Zero-config provisioning from the host

examples/AutoProvision/ is a plug-and-go host (basic ESP32-S3 dev board): on boot it programs the companion the way it wants — node name, the AU narrow band region, and a channel — then loops watching that channel and replies to any hello with a response. Wire it to the companion's UART, flash, and the radio comes up configured with no manual steps:

cd examples/AutoProvision
pio run -e esp32-s3-devkitc-1 -t upload    # or -e xiao-esp32s3 / -e xiao-esp32c3
pio device monitor

It's a self-contained PlatformIO project (platformio.ini + src/main.cpp) with an env per host board — a generic ESP32-S3 dev board and the Seeed XIAO ESP32-S3 / XIAO ESP32-C3. Their host UART pins differ (the XIAOs don't break out GPIO17/18), and the XIAOs have only native USB, so their envs route Serial to USB-CDC (ARDUINO_USB_CDC_ON_BOOT=1) — without that you get no serial monitor.

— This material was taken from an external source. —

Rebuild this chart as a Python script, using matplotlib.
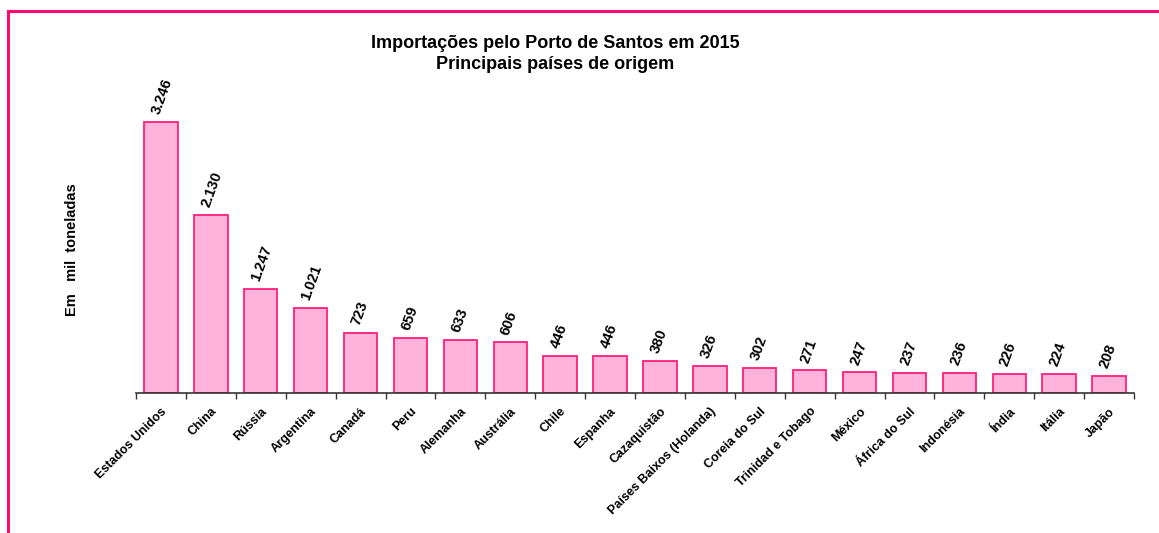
import matplotlib
matplotlib.use("Agg")
import matplotlib.pyplot as plt
from matplotlib.lines import Line2D
import numpy as np

countries = ["Estados Unidos", "China", "Rússia", "Argentina", "Canadá", "Peru",
             "Alemanha", "Austrália", "Chile", "Espanha", "Cazaquistão",
             "Países Baixos (Holanda)", "Coreia do Sul", "Trinidad e Tobago",
             "México", "África do Sul", "Indonésia", "Índia", "Itália", "Japão"]
values = [3246, 2130, 1247, 1021, 723, 659, 633, 606, 446, 446, 380, 326, 302,
          271, 247, 237, 236, 226, 224, 208]
title_lines = ["Importações pelo Porto de Santos em 2015", "Principais países de origem"]

plt.rcParams['font.family'] = ['Liberation Sans', 'DejaVu Sans']

W, H = 1159, 533
fig = plt.figure(figsize=(W / 100, H / 100), dpi=100)
ax = fig.add_axes([136 / W, 1 - 393 / H, (1134 - 136) / W, (393 - 59) / H])

x = np.arange(len(countries))
ax.bar(x, values, width=0.67, color="#FFB3DA", edgecolor="#FF1F7A", linewidth=1.3)

for xi, v in zip(x, values):
    lbl = f"{v:,}".replace(",", ".")
    ax.text(xi + 0.03, v + 70, lbl, rotation=70, ha="left", va="bottom",
            rotation_mode="anchor", fontsize=10.5, fontweight="bold", color="black")

ax.set_xlim(-0.5, len(countries) - 0.5)
ax.set_ylim(0, 4000)
ax.set_xticks(x)
ax.set_xticklabels(countries, rotation=45, ha="right", rotation_mode="anchor",
                   fontsize=9, fontweight="bold")
ax.tick_params(axis="x", which="major", length=0, pad=9)
ax.set_xticks(np.arange(-0.5, len(countries), 1.0), minor=True)
ax.tick_params(axis="x", which="minor", length=4, width=1, color="#333333", direction="out")
ax.set_yticks([])
for s in ["top", "right", "left"]:
    ax.spines[s].set_visible(False)
ax.spines["bottom"].set_color("#333333")
ax.spines["bottom"].set_linewidth(1.2)

fig.text(72 / W, 1 - 250 / H, "Em   mil  toneladas", rotation=90, ha="center", va="center",
         fontsize=10.5, fontweight="bold")
fig.text(555 / W, 1 - 44 / H, title_lines[0], ha="center", va="center",
         fontsize=13, fontweight="bold")
fig.text(555 / W, 1 - 64 / H, title_lines[1], ha="center", va="center",
         fontsize=13, fontweight="bold")

# pink frame (top and left visible)
fig.add_artist(Line2D([8 / W, 1.01], [1 - 11 / H, 1 - 11 / H], color="#FF0A6E", linewidth=2.2,
                      transform=fig.transFigure))
fig.add_artist(Line2D([8 / W, 8 / W], [1 - 11 / H, -0.01], color="#FF0A6E", linewidth=2.2,
                      transform=fig.transFigure))

fig.savefig("out.png", dpi=100)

The region is set the same way you'd compile MeshCore firmware — LORA_FREQ / LORA_BW / LORA_SF / LORA_CR / LORA_TX_POWER in platformio.ini's build_flags (916.575 MHz / 62.5 kHz / SF7 / CR4/8 / 20 dBm). The code is plain Arduino C++, so you can rename src/main.cpp to AutoProvision.ino for the Arduino IDE instead.

Notes

• Timestamps: channel messages carry an epoch-seconds sender timestamp. Call getDeviceTime() (or setDeviceTime()) once so sendChannelText can stamp outgoing messages; otherwise it sends 0.
• PSK derivation: setChannel takes a raw 16-byte secret. If you need to derive one from a passphrase, do it host-side (e.g. SHA-256 prefix, as meshcore.js's transport-key util shows) — kept out of the core to stay dependency-free.
• Buffer sizes: override MC_MAX_PAYLOAD, MC_MAX_TEXT, MC_MAX_DATA before including the header if your traffic needs more.

License

MIT. Protocol derived from MeshCore and meshcore.js (MIT, © Liam Cottle).